Ruim tien jaar kon ze haar diensten bewijzen als sleepboot voor rederij Vulcaan, daarna werd ook zij overbodig. De duwvaart was in opkomst en de traditionele sleepvaart liep ten einde. Vele sleepschepen werden door de rederijen afgevoerd. Zo ook bij rederij Vulcaan. Er moest een nieuwe bestemming worden gezocht voor de sleepboot.

Passagierschip
Op 2 oktober 1963 werd de Prinses Beatrix verkocht aan D. van der Linden uit Papendrecht en herdoopt in Rijnstroom. In de winter van 1963/1964 werd het schip op de NV Scheepswerf Gebr. Van der Werf in Deest omgebouwd tot hotelpassagiersschip. Er kwam accommodatie voor 115 passagiers. In juni 1965 werd het schip overgenomen door de Mij tot Exploitatie van Hotelschepen te Lunteren. In april 1968 werd de Rijnstroom verkocht aan de NV. Rederij Rijnvakantie uit Rotterdam en werd het de ‘kroonprinses’ van de vloot. Vermeldenswaard waren de telegraafbediening en het enorme stuurrad op de commandobrug. Met haar 3 x 550 pk Sulzer behoorde ze tot de snelste passagiersschepen op de Rijn.

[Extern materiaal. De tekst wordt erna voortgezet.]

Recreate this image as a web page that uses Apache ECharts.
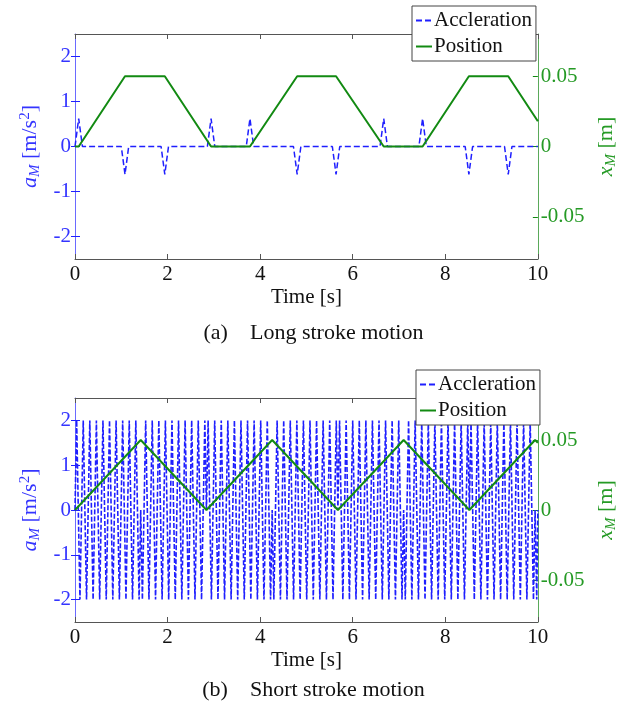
<!DOCTYPE html>
<html>
<head>
<meta charset="utf-8">
<script src="https://cdn.jsdelivr.net/npm/echarts@6/dist/echarts.min.js"></script>
<style>
  html, body { margin: 0; padding: 0; background: #fff; }
  #chart { width: 627px; height: 713px; }
</style>
</head>
<body>
<div id="chart"></div>
<script>
// tick labels
var timeTicks = [0, 2, 4, 6, 8, 10];
var accTicks = [-2, -1, 0, 1, 2];
var posTicks = [-0.05, 0, 0.05];

// (a) long stroke: acceleration spikes and trapezoid position
var longAccT = [0, 0.08, 0.16, 1.00, 1.08, 1.16, 1.86, 1.94, 2.02, 2.86, 2.94, 3.02, 3.70, 3.78, 3.86,
  4.72, 4.80, 4.88, 5.56, 5.64, 5.72, 6.59, 6.67, 6.75, 7.43, 7.51, 7.59, 8.43, 8.51, 8.59, 9.28, 9.36, 9.44, 10];
var longAccV = [0, 0.62, 0, 0, -0.62, 0, 0, -0.62, 0, 0, 0.62, 0, 0, 0.62, 0,
  0, -0.62, 0, 0, -0.62, 0, 0, 0.62, 0, 0, 0.62, 0, 0, -0.62, 0, 0, -0.62, 0, 0];
var longPosT = [0, 0.08, 1.08, 1.94, 2.94, 3.78, 4.80, 5.64, 6.67, 7.51, 8.51, 9.36, 10];
var longPosV = [0, 0, 0.05, 0.05, 0, 0, 0.05, 0.05, 0, 0, 0.05, 0.05, 0.018];

// (b) short stroke: fast +/-2 oscillation, triangle position
var shortAcc = [
  [0, 0], [0.036, 2], [0.107, -2], [0.178, 2], [0.249, -2], [0.320, 2], [0.391, -2], [0.462, 2], [0.533, -2], [0.604, 2], [0.675, -2],
  [0.746, 2], [0.817, -2], [0.888, 2], [0.959, -2], [1.030, 2], [1.101, -2], [1.172, 2], [1.243, -2], [1.314, 2], [1.385, -2],
  [1.42, 0],
  [1.456, -2], [1.527, 2], [1.598, -2], [1.669, 2], [1.740, -2], [1.811, 2], [1.882, -2], [1.953, 2], [2.024, -2], [2.095, 2],
  [2.166, -2], [2.237, 2], [2.308, -2], [2.379, 2], [2.450, -2], [2.521, 2], [2.592, -2], [2.663, 2], [2.734, -2], [2.805, 2],
  [2.84, 0],
  [2.876, 2], [2.947, -2], [3.018, 2], [3.089, -2], [3.160, 2], [3.231, -2], [3.302, 2], [3.373, -2], [3.444, 2], [3.515, -2],
  [3.586, 2], [3.657, -2], [3.728, 2], [3.799, -2], [3.870, 2], [3.941, -2], [4.012, 2], [4.083, -2], [4.154, 2], [4.225, -2],
  [4.26, 0],
  [4.296, -2], [4.367, 2], [4.438, -2], [4.509, 2], [4.580, -2], [4.651, 2], [4.722, -2], [4.793, 2], [4.864, -2], [4.935, 2],
  [5.006, -2], [5.077, 2], [5.148, -2], [5.219, 2], [5.290, -2], [5.361, 2], [5.432, -2], [5.503, 2], [5.574, -2], [5.645, 2],
  [5.68, 0],
  [5.716, 2], [5.787, -2], [5.858, 2], [5.929, -2], [6.000, 2], [6.071, -2], [6.142, 2], [6.213, -2], [6.284, 2], [6.355, -2],
  [6.426, 2], [6.497, -2], [6.568, 2], [6.639, -2], [6.710, 2], [6.781, -2], [6.852, 2], [6.923, -2], [6.994, 2], [7.065, -2],
  [7.10, 0],
  [7.136, -2], [7.207, 2], [7.278, -2], [7.349, 2], [7.420, -2], [7.491, 2], [7.562, -2], [7.633, 2], [7.704, -2], [7.775, 2],
  [7.846, -2], [7.917, 2], [7.988, -2], [8.059, 2], [8.130, -2], [8.201, 2], [8.272, -2], [8.343, 2], [8.414, -2], [8.485, 2],
  [8.52, 0],
  [8.556, 2], [8.627, -2], [8.698, 2], [8.769, -2], [8.840, 2], [8.911, -2], [8.982, 2], [9.053, -2], [9.124, 2], [9.195, -2],
  [9.266, 2], [9.337, -2], [9.408, 2], [9.479, -2], [9.550, 2], [9.621, -2], [9.692, 2], [9.763, -2], [9.834, 2], [9.905, -2],
  [9.94, 0], [9.976, -2], [10, 0]
];
var shortPosT = [0, 1.42, 2.84, 4.26, 5.68, 7.10, 8.52, 9.94, 10];
var shortPosV = [0, 0.05, 0, 0.05, 0, 0.05, 0, 0.05, 0.048];

var FONT = 'Liberation Serif';
var BLUE = '#1f1fff';
var BLUE_TXT = '#3434ff';
var GREEN = '#128a12';
var GREEN_TXT = '#259a25';
var GRAY = '#555';

function pairs(t, v) {
  return t.map(function (x, i) { return [x, v[i]]; });
}

var accName = '{i|a}{s|M}{n| [m/s}{p|2}{n|]}';
var posName = '{i|x}{s|M}{n| [m]}';
function nameRich(color) {
  return {
    i: { fontFamily: FONT, fontSize: 22, fontStyle: 'italic', color: color },
    s: { fontFamily: FONT, fontSize: 15, fontStyle: 'italic', color: color, verticalAlign: 'bottom', padding: [10, 0, 0, 0] },
    n: { fontFamily: FONT, fontSize: 22, color: color },
    p: { fontFamily: FONT, fontSize: 15, color: color, verticalAlign: 'top', padding: [0, 0, 8, 0] }
  };
}

function timeAxis(gridIndex) {
  return {
    type: 'value', gridIndex: gridIndex, position: 'bottom',
    min: 0, max: 10, interval: 2,
    name: 'Time [s]', nameLocation: 'middle', nameGap: 28,
    nameTextStyle: { fontFamily: FONT, fontSize: 21, color: '#111' },
    axisLine: { onZero: false, lineStyle: { color: GRAY, width: 1 } },
    axisTick: { inside: true, length: 5, lineStyle: { color: GRAY } },
    axisLabel: { margin: 5, fontFamily: FONT, fontSize: 21, color: '#111' },
    splitLine: { show: false }
  };
}
function topAxis(gridIndex) {
  return {
    type: 'value', gridIndex: gridIndex, position: 'top',
    min: 0, max: 10, interval: 2,
    axisLine: { onZero: false, lineStyle: { color: GRAY, width: 1 } },
    axisTick: { inside: true, length: 5, lineStyle: { color: GRAY } },
    axisLabel: { show: false },
    splitLine: { show: false }
  };
}
function accAxis(gridIndex) {
  return {
    type: 'value', gridIndex: gridIndex, position: 'left',
    min: -2.5, max: 2.5,
    name: accName, nameLocation: 'middle', nameRotate: 90, nameGap: 31,
    nameTextStyle: { rich: nameRich(BLUE_TXT) },
    axisLine: { onZero: false, lineStyle: { color: '#6a6aff', width: 1 } },
    axisTick: { inside: true, length: 5, customValues: accTicks, lineStyle: { color: BLUE } },
    axisLabel: { margin: 4, customValues: accTicks, fontFamily: FONT, fontSize: 21, color: BLUE_TXT },
    splitLine: { show: false }
  };
}
function posAxis(gridIndex) {
  return {
    type: 'value', gridIndex: gridIndex, position: 'right',
    min: -0.08, max: 0.08,
    name: posName, nameLocation: 'middle', nameRotate: 90, nameGap: 50,
    nameTextStyle: { rich: nameRich(GREEN_TXT) },
    axisLine: { onZero: false, lineStyle: { color: '#5aa95a', width: 1 } },
    axisTick: { inside: true, length: 5, customValues: posTicks, lineStyle: { color: GREEN } },
    axisLabel: { margin: 3, customValues: posTicks, fontFamily: FONT, fontSize: 21, color: GREEN_TXT },
    splitLine: { show: false }
  };
}
function mirrorAxis(gridIndex) {
  return {
    type: 'value', gridIndex: gridIndex, position: 'right',
    min: -2.5, max: 2.5,
    axisLine: { show: false },
    axisTick: { inside: true, length: 4, customValues: accTicks, lineStyle: { color: BLUE } },
    axisLabel: { show: false },
    splitLine: { show: false }
  };
}
function legendAt(top, left) {
  return {
    top: top, left: left, orient: 'vertical',
    data: ['Accleration', 'Position'],
    backgroundColor: '#fff', borderColor: '#444', borderWidth: 1,
    padding: [4, 4, 4, 3], itemGap: 5, itemWidth: 16, itemHeight: 20,
    itemStyle: { opacity: 0 },
    textStyle: { fontFamily: FONT, fontSize: 21, color: '#111', padding: [0, 0, 0, -3] }
  };
}
function caption(text, y) {
  return {
    type: 'text', left: 'center', top: y,
    style: { text: text, fontFamily: FONT, fontSize: 22, fill: '#111' }
  };
}

var accStyle = { color: BLUE, width: 1.5, type: [6, 3] };
var accStyleDense = { color: BLUE, width: 1.6, type: [5, 2] };
var posStyle = { color: GREEN, width: 2 };

var option = {
  animation: false,
  backgroundColor: '#fff',
  grid: [
    { left: 75, right: 87, top: 34, height: 225 },
    { left: 75, right: 87, top: 398, height: 224 }
  ],
  legend: [legendAt(6, 412), legendAt(370, 416)],
  xAxis: [timeAxis(0), topAxis(0), timeAxis(1), topAxis(1)],
  yAxis: [accAxis(0), posAxis(0), mirrorAxis(0), accAxis(1), posAxis(1), mirrorAxis(1)],
  series: [
    { name: 'Accleration', type: 'line', xAxisIndex: 0, yAxisIndex: 0, symbol: 'none',
      data: pairs(longAccT, longAccV), lineStyle: accStyle, itemStyle: { color: BLUE } },
    { name: 'Position', type: 'line', xAxisIndex: 0, yAxisIndex: 1, symbol: 'none',
      data: pairs(longPosT, longPosV), lineStyle: posStyle, itemStyle: { color: GREEN } },
    { name: 'Accleration', type: 'line', xAxisIndex: 2, yAxisIndex: 3, symbol: 'none',
      data: shortAcc, lineStyle: accStyleDense, itemStyle: { color: BLUE } },
    { name: 'Position', type: 'line', xAxisIndex: 2, yAxisIndex: 4, symbol: 'none',
      data: pairs(shortPosT, shortPosV), lineStyle: posStyle, itemStyle: { color: GREEN } }
  ],
  graphic: [
    caption('(a)    Long stroke motion', 322),
    caption('(b)    Short stroke motion', 679)
  ]
};

var myChart = echarts.init(document.getElementById('chart'));
myChart.setOption(option);
</script>
</body>
</html>
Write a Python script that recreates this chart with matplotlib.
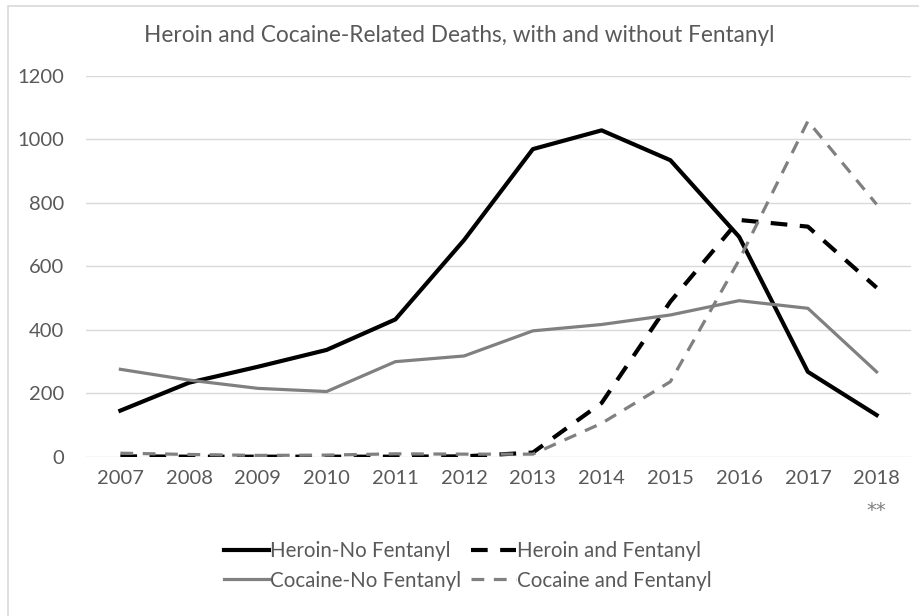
import matplotlib.pyplot as plt
from matplotlib.patches import Rectangle

plt.rcParams['font.family'] = ['Lato', 'DejaVu Sans']

years = [2007, 2008, 2009, 2010, 2011, 2012, 2013, 2014, 2015, 2016, 2017, 2018]
heroin_no_fent = [146, 234, 284, 337, 433, 683, 969, 1028, 934, 693, 268, 132]
heroin_fent = [2, 1, 1, 1, 1, 2, 14, 170, 489, 746, 725, 533]
cocaine_no_fent = [276, 242, 216, 206, 300, 318, 397, 417, 447, 492, 468, 268]
cocaine_fent = [12, 8, 5, 6, 10, 9, 9, 106, 237, 620, 1057, 795]
tick_labels = [str(y) for y in years]

text_grey = '#595959'
line_grey = '#808080'

fig = plt.figure(figsize=(9.19, 6.16), dpi=100)
ax = fig.add_axes([86 / 919, 1 - 457 / 616, (911 - 86) / 919, (457 - 75.7) / 616])

# outer chart border
fig.patches.append(Rectangle((8 / 919, -0.05), 1.1, 1 - 6 / 616 + 0.05,
                             transform=fig.transFigure, fill=False,
                             edgecolor='#d9d9d9', lw=1.2, zorder=0))

x = list(range(len(years)))
h1, = ax.plot(x, heroin_no_fent, color='black', lw=3, label='Heroin-No Fentanyl')
h2, = ax.plot(x, heroin_fent, color='black', lw=3, dashes=(4, 3), label='Heroin and Fentanyl')
c1, = ax.plot(x, cocaine_no_fent, color=line_grey, lw=2.3, label='Cocaine-No Fentanyl')
c2, = ax.plot(x, cocaine_fent, color=line_grey, lw=2.3, dashes=(4, 3), label='Cocaine and Fentanyl')

ax.set_xlim(-0.5, len(years) - 0.5)
ax.set_ylim(0, 1200)
ax.set_yticks(range(0, 1201, 200))
ax.set_xticks(x)
ax.set_xticklabels(tick_labels)
ax.grid(axis='y', color='#d9d9d9', lw=1)
ax.set_axisbelow(True)
for s in ax.spines.values():
    s.set_visible(False)
ax.tick_params(length=0, labelsize=14.5, colors=text_grey, pad=9)
ax.tick_params(axis='y', pad=16)

ax.text(len(years) - 1, -168, '**', ha='center', va='center', fontsize=14,
        color='#7f7f7f', family='DejaVu Sans')

fig.text(0.5, 1 - 35 / 616, 'Heroin and Cocaine-Related Deaths, with and without Fentanyl',
         ha='center', va='center', fontsize=16.3, color=text_grey)

# legend fills by column, so order handles to read row by row
fig.legend([h1, c1, h2, c2], [h1.get_label(), c1.get_label(), h2.get_label(), c2.get_label()],
           loc='center', bbox_to_anchor=(0.509, 1 - 566 / 616), ncol=2, frameon=False,
           fontsize=14.8, handlelength=2.2, handletextpad=0.05, columnspacing=0.5,
           labelspacing=0.45, labelcolor=text_grey)

fig.savefig('out.png', dpi=100)
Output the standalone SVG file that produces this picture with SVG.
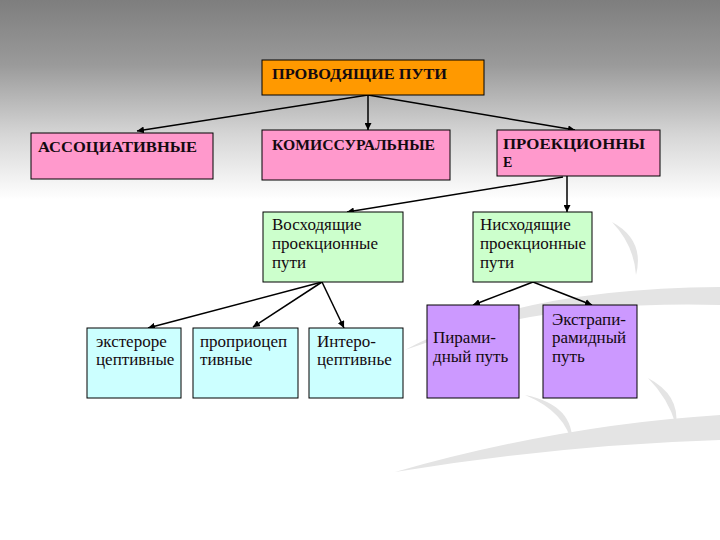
<svg xmlns="http://www.w3.org/2000/svg" width="720" height="540" viewBox="0 0 720 540">
<defs>
<linearGradient id="bg" x1="0" y1="0" x2="0" y2="540" gradientUnits="userSpaceOnUse">
<stop offset="0" stop-color="#7e7e7e"/>
<stop offset="0.12" stop-color="#9a9a9a"/>
<stop offset="0.25" stop-color="#d6d6d6"/>
<stop offset="0.37" stop-color="#ffffff"/>
<stop offset="1" stop-color="#ffffff"/>
</linearGradient>
<marker id="ah" viewBox="0 0 10 10" refX="10" refY="5" markerWidth="7" markerHeight="7" orient="auto" markerUnits="userSpaceOnUse">
<path d="M0,0 L10,5 L0,10 z" fill="#000"/>
</marker>
<style>
.box{stroke:#000;stroke-width:1}
.or{fill:#ff9900}
.pk{fill:#ff99cc}
.gr{fill:#ccffcc}
.cy{fill:#ccffff}
.pu{fill:#cc99ff}
.t{font-family:'Liberation Serif','DejaVu Serif',serif;font-size:17px;fill:#140a10}
.c{font-weight:bold;font-size:14px}
.ln{stroke:#000;stroke-width:1.5;fill:none;marker-end:url(#ah)}
.sw{fill:#e4e4e4}
</style>
</defs>
<rect width="720" height="540" fill="url(#bg)"/>
<g id="swooshes">
<path class="sw" d="M405,350 Q520,288 720,287 L720,305 Q540,300 405,350 z"/>
<path class="sw" d="M395,472 Q560,425 720,415 L720,440 Q560,445 395,472 z"/>
<path class="sw" d="M525,395 Q575,405 572,445 Q566,412 525,395 z"/>
<path class="sw" d="M648,378 Q680,395 676,425 Q668,398 648,378 z"/>
<path class="sw" d="M612,222 Q645,240 636,275 Q634,245 612,222 z"/>
</g>
<g id="connectors">
<line class="ln" x1="368" y1="95" x2="137" y2="131"/>
<line class="ln" x1="368" y1="95" x2="368" y2="130"/>
<line class="ln" x1="368" y1="95" x2="575" y2="130"/>
<line class="ln" x1="567" y1="176" x2="567" y2="212"/>
<line class="ln" x1="563" y1="177" x2="347" y2="212"/>
<line class="ln" x1="322" y1="282" x2="148" y2="328"/>
<line class="ln" x1="322" y1="282" x2="253" y2="327"/>
<line class="ln" x1="322" y1="282" x2="344" y2="328"/>
<line class="ln" x1="533" y1="282" x2="473" y2="305"/>
<line class="ln" x1="533" y1="282" x2="592" y2="305"/>
</g>
<g id="n-root">
<rect class="box or" x="262" y="60" width="222" height="35"/>
<text class="t c" x="272" y="79" textLength="175" lengthAdjust="spacingAndGlyphs">ПРОВОДЯЩИЕ ПУТИ</text>
</g>
<g id="n-assoc">
<rect class="box pk" x="31" y="133" width="182" height="46"/>
<text class="t c" x="38" y="152" textLength="159" lengthAdjust="spacingAndGlyphs">АССОЦИАТИВНЫЕ</text>
</g>
<g id="n-comm">
<rect class="box pk" x="262" y="130" width="188" height="50"/>
<text class="t c" x="272" y="150" textLength="163" lengthAdjust="spacingAndGlyphs">КОМИССУРАЛЬНЫЕ</text>
</g>
<g id="n-proj">
<rect class="box pk" x="497" y="130" width="163" height="46"/>
<text class="t c" x="503" y="149" textLength="142" lengthAdjust="spacingAndGlyphs">ПРОЕКЦИОННЫ</text>
<text class="t c" x="503" y="167">Е</text>
</g>
<g id="n-asc">
<rect class="box gr" x="263" y="212" width="140" height="70"/>
<text class="t" x="272" y="230">Восходящие</text>
<text class="t" x="272" y="249">проекционные</text>
<text class="t" x="272" y="268">пути</text>
</g>
<g id="n-desc">
<rect class="box gr" x="473" y="212" width="119" height="70"/>
<text class="t" x="480" y="230">Нисходящие</text>
<text class="t" x="480" y="249">проекционные</text>
<text class="t" x="480" y="268">пути</text>
</g>
<g id="n-ext">
<rect class="box cy" x="87" y="328" width="94" height="70"/>
<text class="t" x="96" y="347">экстероре</text>
<text class="t" x="96" y="365">цептивные</text>
</g>
<g id="n-prop">
<rect class="box cy" x="193" y="328" width="105" height="70"/>
<text class="t" x="200" y="347">проприоцеп</text>
<text class="t" x="200" y="365">тивные</text>
</g>
<g id="n-int">
<rect class="box cy" x="309" y="328" width="94" height="70"/>
<text class="t" x="317" y="347">Интеро-</text>
<text class="t" x="317" y="365">цептивнье</text>
</g>
<g id="n-pyr">
<rect class="box pu" x="427" y="305" width="92" height="93"/>
<text class="t" x="433" y="343">Пирами-</text>
<text class="t" x="433" y="362">дный путь</text>
</g>
<g id="n-extra">
<rect class="box pu" x="543" y="305" width="94" height="93"/>
<text class="t" x="552" y="325">Экстрапи-</text>
<text class="t" x="552" y="343">рамидный</text>
<text class="t" x="552" y="362">путь</text>
</g>
</svg>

Na acht jaar werd het zeer geliefde schip in november 1976 verkocht aan de reder H.W. Rensen in Rotterdam en herdoopt in Dijnphina III. In 1977 werden na veertig trouwe dienstjaren de drie Sulzer-motoren vervangen door twee Deutz-motoren van elk 625 pk. Tevens verdween de telegraafbediening. Tot aan het einde van het seizoen 1983 deed ze trouw haar wekelijkse Rijnreizen.

Hotelschip
Vervolgens brak er een rustperiode aan en werd het schip in Arnhem opgelegd. In juni 1985 werd de Dijnphina III verkocht aan mevrouw B. Wilms uit Hoorn en herdoopt in Amstel. Vanaf die tijd deed het schip dienst als Low Budget Botel Amstel aan de De Ruyterkade, steiger 5, in Amsterdam.
In september 1992 verwisselde zij opnieuw van eigenaar. De nieuwe eigenaar A. Bouwman, directeur van het recreatiecentrum Aquacentrum Bremenbergse Hoek in Biddinghuizen, zag in het schip een welkome aanvulling voor zijn bedrijf. Op 15 februari 1993 meerde de Amstel af in de jongste provincie van Nederland en kreeg zij de naam Aqua.
In november 2001 kreeg het nostalgische schip een nieuwe bemanning. Het gezellige en knusse restaurant kreeg opnieuw een prachtige Prinsessennaam: Prinses Máxima, een naam die bij haar past. Drie keer is tenslotte scheepsrecht. In 2009 wisselde ze nog een keer van eigenaar en kwam ze onder de hoede van Monique en Ton Verhulsdonck uit Biddinghuizen. Helaas kwam in 2015 een einde aan haar indrukwekkende 78-jarige scheepscarrière en volgde bij RDM in Kampen de sloop.